Business Software & Enterprise Resource Management

Making the most of your business software

Archive for Data Import & Export

Farming Off Supplier Price Maintenance To Less Technical Users

In principle, and in an ideal world, you can obtain a data file from a supplier and upload price file changes directly into your stock control system. This might work well if your pricing is based on a list or retail price set by your supplier or your pricing is based on a specific margin or percentage.

But what to do if your pricing is not as simple as this? Often a lot of manual editing and reviewing is required after price changes have been received, and there is just no way you can ask your computer software to automate this for you.

In a situation like this the best solution is to create a procedure for exporting the price data into a spreadsheet such as Excel, and then making the re-import as simple (and as fool proof) as possible.

The first step would be to create a process (in the case of CAPITAL, a report) to write a data file that can be loaded into Excel. Since Excel can read simple text files, there should not be any difficulty in producing a report like this. CAPITAL’s Report Wizard can be used to produce such a data file, and many other report writers or alternate software packages should have similar capabilities.

Once that’s been achieved, and the data file created and edited inside Excel, and perhaps resaved, the next issue to contemplate is to how to get that data back into your system?
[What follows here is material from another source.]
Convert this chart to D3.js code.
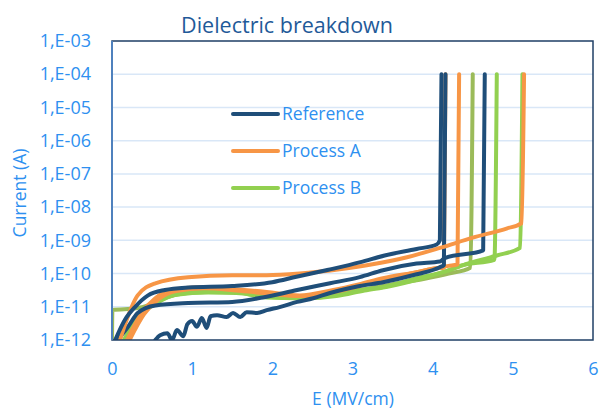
<!DOCTYPE html>
<html>
<head>
<meta charset="utf-8">
<script src="https://cdn.jsdelivr.net/npm/d3@7"></script>
<style>
  body { margin: 0; background: #fff; }
  text { font-family: "Open Sans", sans-serif; }
</style>
</head>
<body>
<div id="viz"></div>
<script>
"use strict";

const w = 608;
const h = 413;

// x ticks (MV/cm) and y ticks (A)
const xTicks = [0, 1, 2, 3, 4, 5, 6];
const yTicks = [1e-12, 1e-11, 1e-10, 1e-9, 1e-8, 1e-7, 1e-6, 1e-5, 1e-4, 1e-3];
const seriesNames = ["Reference", "Process A", "Process B"];

// Reference samples: [E, I]
const ref1 = [[0.04, 1e-12], [0.16, 4e-12], [0.29, 1e-11], [0.45, 2.2e-11], [0.66, 3.2e-11], [0.95, 3.8e-11],
  [1.5, 4.2e-11], [2.0, 5.5e-11], [2.3, 8e-11], [2.7, 1.3e-10], [3.1, 2.2e-10], [3.4, 3.5e-10],
  [3.8, 5.5e-10], [4.05, 7.5e-10], [4.09, 1e-9], [4.11, 1e-4]];
const ref2 = [[0.07, 1e-12], [0.2, 2.5e-12], [0.32, 6.5e-12], [0.54, 1.1e-11], [0.95, 1.3e-11], [1.5, 1.4e-11],
  [1.88, 1.9e-11], [2.31, 3.2e-11], [2.72, 5.1e-11], [3.09, 7.8e-11], [3.38, 1.26e-10], [3.8, 2.0e-10],
  [4.09, 2.3e-10], [4.15, 2.9e-10], [4.63, 5e-10], [4.65, 1e-4]];
const ref3 = [[0.54, 1e-12], [0.6, 1.4e-12], [0.69, 1.6e-12], [0.75, 1e-12], [0.81, 2e-12], [0.89, 1.3e-12],
  [0.94, 3e-12], [1.0, 3.7e-12], [1.06, 2.5e-12], [1.12, 4.6e-12], [1.18, 2.3e-12], [1.23, 5.2e-12],
  [1.31, 5.6e-12], [1.43, 4.9e-12], [1.51, 6.5e-12], [1.6, 4.9e-12], [1.68, 6.9e-12], [1.81, 6.5e-12],
  [1.93, 7.9e-12], [2.09, 9.8e-12], [2.31, 1.4e-11], [2.51, 1.8e-11], [2.72, 2.6e-11], [3.09, 4.2e-11],
  [3.38, 5.5e-11], [3.8, 9.5e-11], [4.09, 1.55e-10], [4.14, 1.8e-10], [4.16, 1e-4]];

// Process A samples
const procA1 = [[0.1, 1e-12], [0.16, 2.8e-12], [0.32, 2.2e-11], [0.54, 5.1e-11], [0.95, 7.8e-11], [1.5, 8.9e-11],
  [1.93, 8.9e-11], [2.34, 1.0e-10], [2.84, 1.35e-10], [3.25, 1.9e-10], [3.68, 3.1e-10], [4.09, 5.9e-10],
  [4.5, 1.2e-9], [4.93, 2.3e-9], [5.11, 3.3e-9], [5.14, 1e-4]];
const procA2 = [[0.19, 1e-12], [0.37, 6.5e-12], [0.54, 1.8e-11], [0.75, 3.2e-11], [1.1, 3.9e-11], [1.51, 3.4e-11],
  [1.93, 2.8e-11], [2.34, 2.2e-11], [2.76, 3.2e-11], [3.09, 4.8e-11], [3.38, 7.2e-11], [3.8, 1.1e-10],
  [4.05, 1.45e-10], [4.14, 1.5e-10], [4.16, 1e-4]];
const procA3 = [[0.22, 1e-12], [0.4, 6e-12], [0.58, 1.7e-11], [0.8, 3e-11], [1.15, 3.6e-11], [1.55, 3.1e-11],
  [1.95, 2.5e-11], [2.35, 2.1e-11], [2.8, 2.9e-11], [3.15, 4.6e-11], [3.5, 7.5e-11], [3.9, 1.25e-10],
  [4.2, 1.7e-10], [4.31, 1.9e-10], [4.33, 1e-4]];

// Process B samples
const procB1 = [[0, 1e-12], [0.005, 8e-12], [0.3, 9e-12], [0.5, 1.2e-11], [0.7, 2e-11], [1.0, 3e-11], [1.3, 3.3e-11],
  [1.7, 2.8e-11], [2.0, 2.3e-11], [2.4, 2.0e-11], [2.8, 2.4e-11], [3.1, 3.2e-11], [3.5, 4.8e-11],
  [3.9, 7e-11], [4.2, 1e-10], [4.47, 1.5e-10], [4.5, 1e-4]];
const procB2 = [[0.15, 1e-12], [0.32, 5e-12], [0.54, 1.4e-11], [0.75, 2.2e-11], [1.16, 2.8e-11], [1.51, 2.8e-11],
  [1.93, 1.9e-11], [2.34, 1.8e-11], [2.76, 2.2e-11], [3.09, 3.2e-11], [3.38, 3.9e-11], [3.8, 7.2e-11],
  [4.13, 1.1e-10], [4.38, 1.8e-10], [4.77, 2.6e-10], [4.8, 1e-4]];
const procB3 = [[0.17, 1e-12], [0.34, 5e-12], [0.56, 1.3e-11], [0.8, 2.3e-11], [1.2, 2.7e-11], [1.55, 2.6e-11],
  [1.95, 2.0e-11], [2.4, 1.8e-11], [2.8, 2.1e-11], [3.15, 3.1e-11], [3.45, 4.1e-11], [3.85, 7e-11],
  [4.13, 1.1e-10], [4.38, 1.8e-10], [4.8, 3.5e-10], [5.09, 5.9e-10], [5.12, 1e-4]];

const curves = [
  { data: procB1, color: "#9bbb59" },
  { data: procB2, color: "#92d050" },
  { data: procB3, color: "#92d050" },
  { data: procA3, color: "#f79646" },
  { data: procA2, color: "#f79646" },
  { data: ref3, color: "#1f4e79" },
  { data: ref2, color: "#1f4e79" },
  { data: procA1, color: "#f79646" },
  { data: ref1, color: "#1f4e79" }
];
const legendColors = ["#1f4e79", "#f79646", "#92d050"];

const margin = { left: 112, right: 15, top: 41, bottom: 73 };

const svg = d3.select("#viz")
  .append("svg")
  .attr("width", w)
  .attr("height", h);

const x = d3.scaleLinear()
  .domain([0, 6])
  .range([margin.left, w - margin.right]);

const y = d3.scaleLog()
  .domain([1e-12, 1e-3])
  .range([h - margin.bottom, margin.top]);

// title
svg.append("text")
  .attr("x", 287)
  .attr("y", 33)
  .attr("text-anchor", "middle")
  .attr("fill", "#1f5a99")
  .style("font-size", "21.5px")
  .text("Dielectric breakdown");

// gridlines
svg.append("g")
  .selectAll("line")
  .data(yTicks.slice(1, -1))
  .join("line")
  .attr("x1", x(0))
  .attr("x2", x(6))
  .attr("y1", d => y(d))
  .attr("y2", d => y(d))
  .attr("stroke", "#d9e7f7")
  .attr("stroke-width", 1.5);

// axes
const fmt = d => "1,E-" + String(-Math.round(Math.log10(d))).padStart(2, "0");

const yAxis = svg.append("g")
  .attr("transform", `translate(${margin.left},0)`)
  .call(d3.axisLeft(y).tickValues(yTicks).tickFormat(fmt).tickSize(0).tickPadding(21));

const xAxis = svg.append("g")
  .attr("transform", `translate(0,${h - margin.bottom})`)
  .call(d3.axisBottom(x).tickValues(xTicks).tickFormat(d3.format("d")).tickSize(0).tickPadding(22));

[yAxis, xAxis].forEach(g => {
  g.select(".domain").remove();
  g.selectAll("text")
    .attr("fill", "#2e90f0")
    .style("font-size", "18px")
    .style("font-family", "'Open Sans', sans-serif");
});

// data lines, clipped to plot area
svg.append("clipPath")
  .attr("id", "clip")
  .append("rect")
  .attr("x", x(0))
  .attr("y", y(1e-3))
  .attr("width", x(6) - x(0))
  .attr("height", y(1e-12) - y(1e-3));

const line = d3.line()
  .curve(d3.curveMonotoneX)
  .x(d => x(d[0]))
  .y(d => y(d[1]));

svg.append("g")
  .attr("clip-path", "url(#clip)")
  .selectAll("path")
  .data(curves)
  .join("path")
  .attr("d", d => line(d.data))
  .attr("fill", "none")
  .attr("stroke", d => d.color)
  .attr("stroke-width", 4)
  .attr("stroke-linejoin", "round")
  .attr("stroke-linecap", "round");

// frame
svg.append("rect")
  .attr("x", x(0))
  .attr("y", y(1e-3))
  .attr("width", x(6) - x(0))
  .attr("height", y(1e-12) - y(1e-3))
  .attr("fill", "none")
  .attr("stroke", "#1f3f66")
  .attr("stroke-width", 1.5);

svg.append("line")
  .attr("x1", x(0))
  .attr("x2", x(0))
  .attr("y1", y(1e-3))
  .attr("y2", y(1e-12))
  .attr("stroke", "#4f81bd")
  .attr("stroke-width", 2);

// axis titles
svg.append("text")
  .attr("transform", "translate(26,193) rotate(-90)")
  .attr("text-anchor", "middle")
  .attr("fill", "#2e90f0")
  .style("font-size", "17.5px")
  .text("Current (A)");

svg.append("text")
  .attr("x", 353)
  .attr("y", 405)
  .attr("text-anchor", "middle")
  .attr("fill", "#2e90f0")
  .style("font-size", "17.5px")
  .text("E (MV/cm)");

// legend
const legend = svg.append("g")
  .selectAll("g")
  .data(seriesNames)
  .join("g")
  .attr("transform", (d, i) => `translate(233,${114 + i * 37})`);

legend.append("line")
  .attr("x1", 0)
  .attr("x2", 45)
  .attr("stroke", (d, i) => legendColors[i])
  .attr("stroke-width", 4)
  .attr("stroke-linecap", "round");

legend.append("text")
  .attr("x", 49)
  .attr("dy", "0.35em")
  .attr("fill", "#2e90f0")
  .style("font-size", "17.5px")
  .text(d => d);
</script>
</body>
</html>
Importing data can be potentially dangerous, particularly if the wrong data is imported! One of our users devised an interesting process to deal with this issue, which our consulting team helped him to implement, by helping him deal with some of the technical details.

First we created a generic card file containing two fields: the name of the user who was permitted to do the import and the user’s email address.

Next we added a menu option to the stock control area and attached a script that opened the card file and matched the user’s log in name to any entry in that table. If the user wasn’t found they couldn’t continue with the importing of pricing data. (Unless that user also had administration rights.)

Users working with price updates had to save their data file out of Excel into an agreed location on their computer, depending on their department/branch code.

The script we developed then compared the price info in their spreadsheet/data file to their department ID and if they agreed, the import was allowed to continue.

If there were any problems with the import, such as trying to update a product code that didn’t exist, or if a record was being edited by another user at the time of the price update, an email was automatically sent, reporting the problem or list of problem records.

Effectively, all the user had to do was:

(1) Click on a few buttons to produce a price update data file.

(2) Load the data in Excel and modify it to suite.

(3) Save it back to it’s original location

(4) Select “Import Price File” from the Stock menu.

What was typically a time consuming process for the computer administrator, could now be farmed off to users in each branch as the process was simple enough for non-technical staff to manage whenever they needed to.